===== INPUT DATA
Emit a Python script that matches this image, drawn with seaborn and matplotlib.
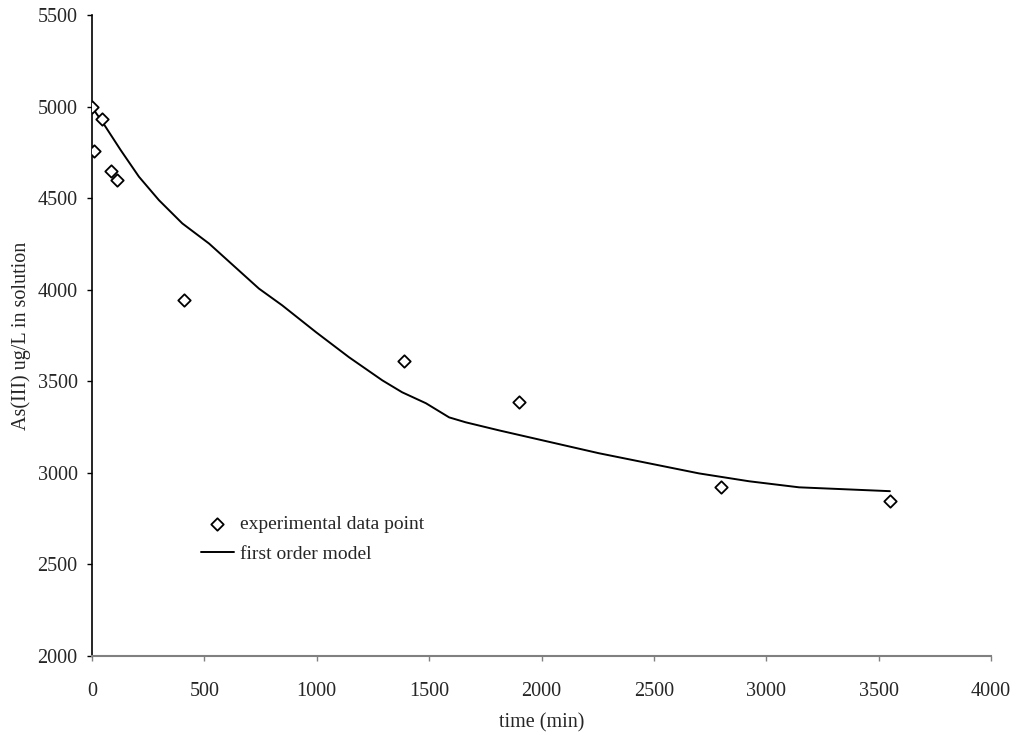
import matplotlib
matplotlib.use("Agg")
import matplotlib.pyplot as plt
import seaborn as sns
import pandas as pd

# experimental data
exp_time = [0, 10, 45, 85, 110, 410, 1390, 1900, 2800, 3550]
exp_conc = [5000, 4760, 4930, 4650, 4600, 3945, 3610, 3385, 2925, 2845]

# first order model curve
model_time = [0, 18, 46, 128, 209, 298, 402, 521, 743, 846, 997, 1144, 1292,
              1380, 1486, 1589, 1663, 1811, 2181, 2256, 2701, 2924, 3146, 3550]
model_conc = [5000, 4965, 4917, 4762, 4617, 4489, 4362, 4252, 4006, 3915, 3768,
              3631, 3505, 3440, 3380, 3303, 3276, 3232, 3128, 3107, 2997, 2954,
              2921, 2900]

x_ticks = [0, 500, 1000, 1500, 2000, 2500, 3000, 3500, 4000]
y_ticks = [2000, 2500, 3000, 3500, 4000, 4500, 5000, 5500]

sns.set_style("white")
plt.rcParams['font.family'] = ['Liberation Serif', 'DejaVu Serif']

fig = plt.figure(figsize=(10.15, 7.36), dpi=100)
ax = fig.add_axes([0.0906, 0.1087, 0.9764 - 0.0906, 0.9796 - 0.1087])

df_exp = pd.DataFrame({"t": exp_time, "c": exp_conc})
df_mod = pd.DataFrame({"t": model_time, "c": model_conc})

sns.lineplot(data=df_mod, x="t", y="c", ax=ax, color="black", linewidth=1.4,
             sort=False, estimator=None, label="first order model", zorder=2)
sns.scatterplot(data=df_exp, x="t", y="c", ax=ax, marker="D", s=40,
                facecolor="white", edgecolor="black", linewidth=1.3,
                label="experimental data point", zorder=3)

ax.set_xlim(0, 4000)
ax.set_ylim(2000, 5500)
ax.set_xticks(x_ticks)
ax.set_yticks(y_ticks)
ax.tick_params(axis='both', labelsize=14.5, direction='out', length=3.8, width=1)
ax.tick_params(axis='x', color='#808080', pad=15)
ax.tick_params(axis='y', color='black', pad=6.5)
ax.tick_params(left=True, bottom=True)

for s in ['top', 'right']:
    ax.spines[s].set_visible(False)
ax.spines['left'].set_color('black')
ax.spines['left'].set_linewidth(1.2)
ax.spines['bottom'].set_color('#808080')
ax.spines['bottom'].set_linewidth(1.5)

ax.set_xlabel("time (min)", fontsize=14.5, labelpad=9)
ax.set_ylabel("As(III) ug/L in solution", fontsize=14.5, labelpad=5)

handles, labels = ax.get_legend_handles_labels()
order = [labels.index("experimental data point"), labels.index("first order model")]
ax.legend([handles[i] for i in order], [labels[i] for i in order],
          loc="upper left", bbox_to_anchor=(0.106, 0.24), frameon=False,
          fontsize=14, handlelength=1.7, handletextpad=0.3, labelspacing=0.6,
          borderaxespad=0.3)

fig.savefig("out.png", dpi=100)
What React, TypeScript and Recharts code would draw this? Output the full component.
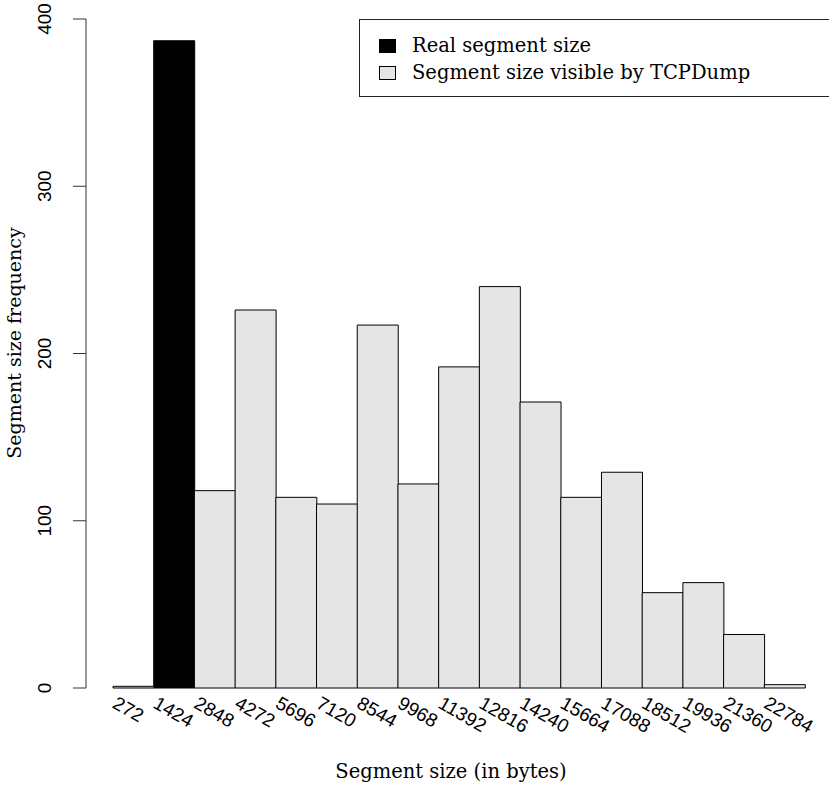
==========
**EXERCISE PROMPT**
Please reproduce the listing exactly from its opening line through the line that contains "import pandas as pd", both included, with all pictures omitted.

**EXERCISE SOLUTION**
Emit a Python script that matches this image, drawn with seaborn and matplotlib.
import matplotlib
matplotlib.use("Agg")
import matplotlib.pyplot as plt
import seaborn as sns
import pandas as pd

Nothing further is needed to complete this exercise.